Evaluating Translation Tools: A Skeptical Look

Not all translation is created equal. While technology has advanced, nuances in fabric composition and sizing are consistently lost. Here is an objective look at the primary tools used by Kakobuy shoppers.

1. Google Translate (Browser Integration)

The Pro: It is ubiquitous. Chrome and Edge translate entire pages instantly. It is fast and requires zero effort.

The Con: It relies heavily on statistical machine translation, which struggles with context. In the world of fashion, distinct terms like "apricot" (often used for beige/off-white) and "khaki" (often used for olive green) are frequent victims of mistranslation. Furthermore, Google Translate often completely breaks the layout of agent websites like Kakobuy, overlapping text boxes and making buttons unclickable.

2. DeepL

The Pro: DeepL utilizes neural networks that generally grasp nuance better than Google. It is significantly better at translating seller notes regarding sizing (e.g., "one size up" vs. "loose fit").

The Con: The free version has limits, and it requires copy-pasting text, which breaks the flow of quick browsing. It is an extra step that many users skip, leading to avoidable errors.

3. Image Translation (OCR)

This is where the biggest pitfalls lie. Size charts are almost always images. Tools like Google Lens or Kakobuy's built-in image translation overlay attempt to read these numbers and characters.

    • The Skeptic's View: Optical Character Recognition (OCR) is prone to "hallucination." A slightly stylized font on a size chart can turn a "6" into an "8" or a "1" into a "7." If you rely solely on the translated overlay for chest measurements, you risk receiving an item that doesn't fit.
    • Best Practice: Learn the Chinese characters for shoulder, chest, length, and sleeve. It takes 10 minutes to memorize the shapes of these four common characters. Trusting your eyes over the OCR tool is the only way to ensure accuracy.

    Browser Extensions: Bloat vs. Utility

    The community often recommends various browser extensions to enhance the Kakobuy experience. From price history trackers to automatic currency converters, the browser bar can quickly become crowded.

    You must weigh the system resource cost against the utility. Many of these extensions are data-harvesting tools in disguise. They track your browsing history to serve affiliate links. From a security and privacy standpoint, you are better off using a clean browser profile for your shopping.
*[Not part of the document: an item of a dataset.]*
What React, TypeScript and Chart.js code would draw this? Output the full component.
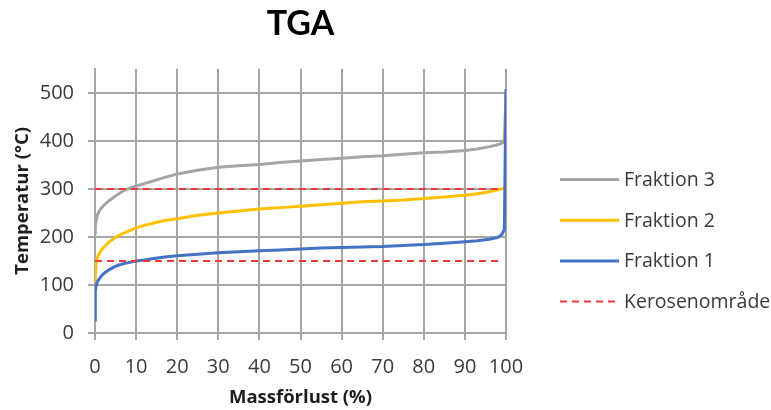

Furthermore, overlay extensions often conflict with the agent's native interface, causing scripts to hang or pages to load improperly.

    The Verdict: Stick to the basics. A simple image search extension and a reliable translation plugin are sufficient. Avoid "all-in-one" shopping assistants that promise to organize your cart for you.

    Organizing Your Workflow: The Audit Method

    Instead of trying to automate everything, adopt an "Audit" mindset. Manage your Kakobuy orders like an inventory manager, not a casual shopper. Here is a proposed workflow that minimizes translation errors:

    1. Discovery Phase: Find the item in a community spreadsheet. Click the link. Do not believe the spreadsheet's description implicitly.
    2. The Triangulation of Translation: Open the product page. Use browser translation for the general gist. If the fabric composition is a dealbreaker (e.g., you want wool, not polyester), copy the Chinese character for the material and plug it into DeepL or a dictionary specifically. Do not trust the browser translate for materials.
    3. The Manual Log: Enter the item into your personal spreadsheet. Include the Price (in CNY, not converted, to avoid currency fluctuation confusion), the Weight (estimated), and the Link.
    4. The Size Chart Audit: Look at the size chart image. If the OCR translation looks suspicious (e.g., a chest measurement of 180cm for a medium), assume the tool is wrong. Cross-reference with similar items or ask the agent to measure the physical item once it arrives at the warehouse.

Conclusion

Efficiency in managing Kakobuy shopping does not come from installing more apps or using more automated scripts. It comes from understanding where those tools fail. Machine translation is a crutch, not a pair of legs. By maintaining a healthy skepticism of auto-translated text and keeping your own rigorously manual records, you protect yourself from the disappointment of poor quality and ill-fitting garments. The most effective tool in your arsenal is not a plugin; it is your own critical judgment.